We are looking for PhD students with backgrounds in chemistry, physics, materials science, electronic engineering and equivalent to join the research efforts of the energy storage team at imec in the development of all-solid-state thin-film micro-batteries. So far, our group has successfully demonstrated an increase in areal capacity of the thin-film electrodes by use of micro-structured substrates such as silicon micropillar arrays and nanowire scaffolds. The bottleneck for demonstration of functional full devices still remains in the thin-film electrolyte component and control of the interfaces over these large effective surface areas. The PhD work involves the development of deposition processes, the integration of the stack in a functional device and the characterization of the individual components as well as the obtained cells. The state-of-the-art nanofabrication facilities of imec and a fully equiped battery lab are at the disposal for the researcher. Eventually, these concepts will be evaluated for fabrication of flexible Li-ion battery cells. For this, cost effective alternatives for materials (e.g. nanowire arrays) and processing (e.g. (electro)chemical deposition) are being explored.
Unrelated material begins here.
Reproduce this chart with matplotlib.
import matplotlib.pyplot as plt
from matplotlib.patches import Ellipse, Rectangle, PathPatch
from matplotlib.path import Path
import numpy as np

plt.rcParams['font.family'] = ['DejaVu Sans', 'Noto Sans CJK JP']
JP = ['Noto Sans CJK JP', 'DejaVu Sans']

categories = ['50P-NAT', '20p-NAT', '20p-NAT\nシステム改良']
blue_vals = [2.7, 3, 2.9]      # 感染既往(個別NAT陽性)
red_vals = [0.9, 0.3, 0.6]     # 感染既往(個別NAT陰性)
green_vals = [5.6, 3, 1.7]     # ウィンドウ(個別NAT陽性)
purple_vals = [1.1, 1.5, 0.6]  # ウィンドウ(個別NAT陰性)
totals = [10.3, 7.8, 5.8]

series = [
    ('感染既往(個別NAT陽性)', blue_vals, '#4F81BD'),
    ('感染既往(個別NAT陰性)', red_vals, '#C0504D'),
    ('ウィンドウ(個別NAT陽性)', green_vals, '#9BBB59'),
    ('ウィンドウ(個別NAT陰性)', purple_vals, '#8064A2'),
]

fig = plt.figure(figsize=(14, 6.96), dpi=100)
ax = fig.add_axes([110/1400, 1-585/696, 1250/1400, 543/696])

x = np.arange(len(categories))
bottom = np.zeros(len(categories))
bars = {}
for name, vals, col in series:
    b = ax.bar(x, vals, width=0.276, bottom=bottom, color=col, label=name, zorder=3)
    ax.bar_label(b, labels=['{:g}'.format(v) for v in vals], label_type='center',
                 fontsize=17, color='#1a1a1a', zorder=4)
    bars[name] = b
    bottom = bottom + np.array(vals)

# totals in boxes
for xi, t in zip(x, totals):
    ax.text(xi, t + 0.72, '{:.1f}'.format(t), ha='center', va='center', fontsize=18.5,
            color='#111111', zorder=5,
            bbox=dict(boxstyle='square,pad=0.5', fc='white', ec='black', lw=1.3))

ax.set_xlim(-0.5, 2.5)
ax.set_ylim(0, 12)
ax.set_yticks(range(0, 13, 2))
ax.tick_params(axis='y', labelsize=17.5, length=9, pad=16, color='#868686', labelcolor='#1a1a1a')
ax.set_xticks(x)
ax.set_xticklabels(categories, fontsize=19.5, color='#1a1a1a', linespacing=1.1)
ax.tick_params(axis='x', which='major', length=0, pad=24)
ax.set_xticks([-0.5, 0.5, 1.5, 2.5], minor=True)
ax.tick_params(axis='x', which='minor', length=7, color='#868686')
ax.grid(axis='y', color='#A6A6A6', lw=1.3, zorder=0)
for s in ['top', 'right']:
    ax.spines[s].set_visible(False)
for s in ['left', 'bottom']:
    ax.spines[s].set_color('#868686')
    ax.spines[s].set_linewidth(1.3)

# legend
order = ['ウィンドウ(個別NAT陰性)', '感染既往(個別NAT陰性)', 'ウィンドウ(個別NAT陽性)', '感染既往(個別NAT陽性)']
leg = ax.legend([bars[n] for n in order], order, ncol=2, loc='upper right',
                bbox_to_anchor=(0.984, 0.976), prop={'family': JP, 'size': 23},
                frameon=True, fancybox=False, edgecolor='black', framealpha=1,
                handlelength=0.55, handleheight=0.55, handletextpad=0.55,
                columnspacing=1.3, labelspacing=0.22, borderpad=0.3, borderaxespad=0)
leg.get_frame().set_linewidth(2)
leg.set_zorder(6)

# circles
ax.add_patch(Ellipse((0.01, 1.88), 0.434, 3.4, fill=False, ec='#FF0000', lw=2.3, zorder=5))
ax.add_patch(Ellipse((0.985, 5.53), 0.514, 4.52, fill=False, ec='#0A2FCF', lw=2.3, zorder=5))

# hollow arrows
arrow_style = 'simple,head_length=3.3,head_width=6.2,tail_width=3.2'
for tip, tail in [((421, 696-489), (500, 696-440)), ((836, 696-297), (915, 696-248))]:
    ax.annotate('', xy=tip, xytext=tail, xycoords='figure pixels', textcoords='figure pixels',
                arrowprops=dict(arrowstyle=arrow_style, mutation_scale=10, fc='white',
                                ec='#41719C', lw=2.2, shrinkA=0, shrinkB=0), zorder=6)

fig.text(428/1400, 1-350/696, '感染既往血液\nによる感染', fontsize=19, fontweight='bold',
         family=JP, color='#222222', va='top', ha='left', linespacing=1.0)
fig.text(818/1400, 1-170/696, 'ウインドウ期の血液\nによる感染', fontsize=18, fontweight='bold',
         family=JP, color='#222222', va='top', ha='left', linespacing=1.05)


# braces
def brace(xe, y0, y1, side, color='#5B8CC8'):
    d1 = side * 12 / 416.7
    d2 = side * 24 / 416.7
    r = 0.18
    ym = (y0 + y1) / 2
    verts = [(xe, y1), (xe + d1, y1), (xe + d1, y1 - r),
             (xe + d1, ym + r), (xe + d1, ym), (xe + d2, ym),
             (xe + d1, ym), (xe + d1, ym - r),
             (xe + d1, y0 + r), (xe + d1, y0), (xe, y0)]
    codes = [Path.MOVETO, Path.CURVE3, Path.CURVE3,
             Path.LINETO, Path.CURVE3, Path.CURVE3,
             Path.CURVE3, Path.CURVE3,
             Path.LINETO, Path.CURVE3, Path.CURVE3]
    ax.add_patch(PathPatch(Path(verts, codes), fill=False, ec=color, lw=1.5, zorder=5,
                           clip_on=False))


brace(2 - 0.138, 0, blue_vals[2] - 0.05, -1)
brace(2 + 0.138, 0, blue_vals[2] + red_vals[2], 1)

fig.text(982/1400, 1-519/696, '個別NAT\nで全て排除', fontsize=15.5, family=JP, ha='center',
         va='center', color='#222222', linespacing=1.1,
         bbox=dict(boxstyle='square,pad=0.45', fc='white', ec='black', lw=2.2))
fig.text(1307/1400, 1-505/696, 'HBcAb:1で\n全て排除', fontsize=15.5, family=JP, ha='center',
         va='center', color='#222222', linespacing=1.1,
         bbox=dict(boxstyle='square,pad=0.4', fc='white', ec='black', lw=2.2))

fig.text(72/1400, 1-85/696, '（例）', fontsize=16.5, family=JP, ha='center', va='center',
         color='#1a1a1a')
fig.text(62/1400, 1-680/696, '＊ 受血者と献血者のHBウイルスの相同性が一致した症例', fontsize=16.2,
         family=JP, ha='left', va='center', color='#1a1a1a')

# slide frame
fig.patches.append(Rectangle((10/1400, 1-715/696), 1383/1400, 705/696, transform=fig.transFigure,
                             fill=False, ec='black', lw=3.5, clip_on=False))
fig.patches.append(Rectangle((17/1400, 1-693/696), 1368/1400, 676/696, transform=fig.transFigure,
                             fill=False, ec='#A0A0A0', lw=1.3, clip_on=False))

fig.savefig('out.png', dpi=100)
Required background: chemistry, physics, materials, electronic engineering or equivalent background with interest in electrochemistry, ionics and solid-state physics

Type of work: mostly experimental with optionally simulation of devices and stacks

Supervisor: Philippe Vereecken

Daily advisor: Maarten Mees

The reference code for this PhD position is SE1804-05. Mention this reference code on your application form.